Not Isolated Incidents — Recent Cases Highlight Problems with BC’s Mental Health Act

In late May 2026, Vancouver researcher Nicholas Jordan Wagter was pulled over by police and told he was already certified under the Mental Health Act. Reports indicate the Form 4 was based partly on observations made by a psychiatrist weeks earlier at a café. His detention at Vancouver General Hospital quickly went viral, sparking intense debate about how easily someone can be detained without recent direct assessment or transparent safeguards.

Wagter’s case is not an outlier.

Just days earlier, on May 17, Devyn Brugge — a long-time advocate who had spent 15 years working with organizations including Greenpeace Canada and the World Council for Health — was certified under the same Act immediately after attempting to file a police report for sexual assault. Instead of support as a survivor, he was placed under involuntary detention.

These cases reflect deeper, well-documented problems with how British Columbia’s Mental Health Act operates.

Independent reviews have repeatedly flagged serious issues. The BC Ombudsperson’s Committed to Change investigation (2019) and its follow-up reports found widespread failures in basic legal requirements, including missing rights notifications and incomplete documentation justifying detention. Updates as recent as 2026 show that many recommendations remain only partially implemented.

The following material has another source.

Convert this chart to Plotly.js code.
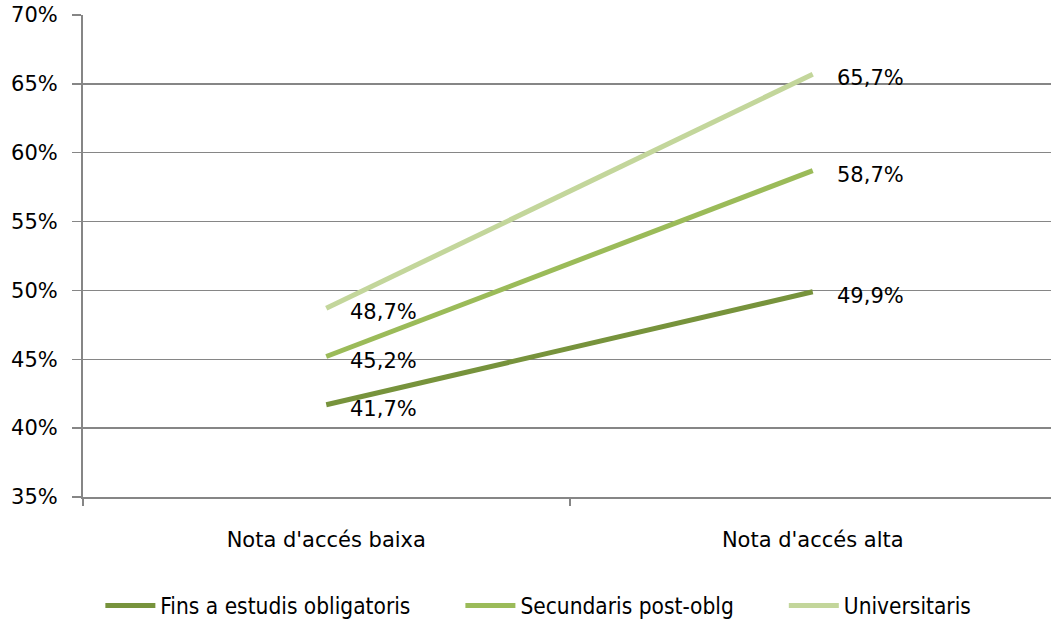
<!DOCTYPE html>
<html><head><meta charset="utf-8">
<script src="https://cdn.plot.ly/plotly-3.0.1.min.js"></script>
<style>html,body{margin:0;padding:0;overflow:hidden;background:#fff}</style>
</head><body><div id="chart" style="width:1056px;height:621px"></div>
<script>
const categories = ["Nota d'accés baixa", "Nota d'accés alta"];
const seriesNames = ["Fins a estudis obligatoris", "Secundaris post-oblg", "Universitaris"];
const fins = [41.7, 49.9];
const secundaris = [45.2, 58.7];
const universitaris = [48.7, 65.7];
const labelsFins = ["41,7%", "49,9%"];
const labelsSec = ["45,2%", "58,7%"];
const labelsUni = ["48,7%", "65,7%"];
const yTicks = [35, 40, 45, 50, 55, 60, 65, 70];
const yTickText = ["35%", "40%", "45%", "50%", "55%", "60%", "65%", "70%"];
const colors = ["#77933C", "#9BBB59", "#C3D69B"];

const series = [fins, secundaris, universitaris];
const labels = [labelsFins, labelsSec, labelsUni];
const gap = '\u00a0'.repeat(7);
const pad = [gap, gap, ''];

const traces = series.map((vals, i) => ({
  type: 'scatter', mode: 'lines', name: seriesNames[i] + pad[i],
  x: categories, y: vals,
  line: {color: colors[i], width: 5},
  cliponaxis: false
}));

const annotations = [];
series.forEach((vals, i) => {
  vals.forEach((v, j) => {
    annotations.push({
      x: categories[j], y: v, xref: 'x', yref: 'y',
      text: labels[i][j], showarrow: false,
      xanchor: 'left', yanchor: 'middle', xshift: 22, yshift: -4,
      font: {family: 'DejaVu Sans, sans-serif', size: 21, color: '#000'}
    });
  });
});

const layout = {
  width: 1056, height: 621,
  margin: {l: 83, r: 0, t: 15, b: 124, autoexpand: false},
  paper_bgcolor: '#fff', plot_bgcolor: '#fff',
  showlegend: true,
  legend: {orientation: 'h', x: 0.468, xanchor: 'center', y: -0.226, yanchor: 'middle',
    font: {family: 'DejaVu Sans Condensed, Liberation Sans Narrow, sans-serif', size: 22.5, color: '#000'},
    itemwidth: 50, tracegroupgap: 0},
  xaxis: {
    type: 'category', range: [-0.5, 1.5], automargin: false,
    showgrid: false, showline: true, linecolor: '#868686', linewidth: 2,
    ticks: 'outside', tickson: 'boundaries', ticklen: 7, tickcolor: '#868686', tickwidth: 2,
    ticklabelstandoff: 23,
    tickfont: {family: 'DejaVu Sans, sans-serif', size: 21, color: '#000'},
    zeroline: false
  },
  yaxis: {
    range: [35, 70], tickvals: yTicks, ticktext: yTickText, automargin: false,
    showgrid: true, gridcolor: '#868686', gridwidth: 1.5,
    showline: true, linecolor: '#868686', linewidth: 2,
    ticks: 'outside', ticklen: 9, tickcolor: '#868686', tickwidth: 1.5,
    ticklabelstandoff: 10,
    tickfont: {family: 'DejaVu Sans, sans-serif', size: 21, color: '#000'},
    zeroline: false
  },
  annotations: annotations
};

Plotly.newPlot('chart', traces, layout, {displayModeBar: false, staticPlot: true});
</script></body></html>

The Act’s “deemed consent” model is especially concerning. Once certified, patients are automatically considered to have consented to any psychiatric treatment the facility deems appropriate — including medication and electroconvulsive therapy — even if they are mentally capable of making decisions. This approach has been criticized by the United Nations Special Rapporteur on the Rights of Persons with Disabilities as inconsistent with international human rights standards.

Research into lived experiences of involuntary psychiatric treatment in BC paints a consistent picture: many people report trauma, loss of dignity, and long-term distrust of the mental health system. A 2025 qualitative study found that coercive practices often occur when community-based, voluntary supports are lacking — pushing the system toward detention rather than care.

The Mental Health Act grants extraordinary power to detain and treat people without their consent. When oversight is weak and consent is bypassed by default, that power can be misused against survivors, advocates, and anyone who challenges authority.

British Columbia needs stronger safeguards: independent rights advice at the moment of certification, limits on “deemed consent,” better documentation requirements, and a real shift toward voluntary, trauma-informed, and culturally safe care.

These recent cases should serve as a warning — and a catalyst for reform.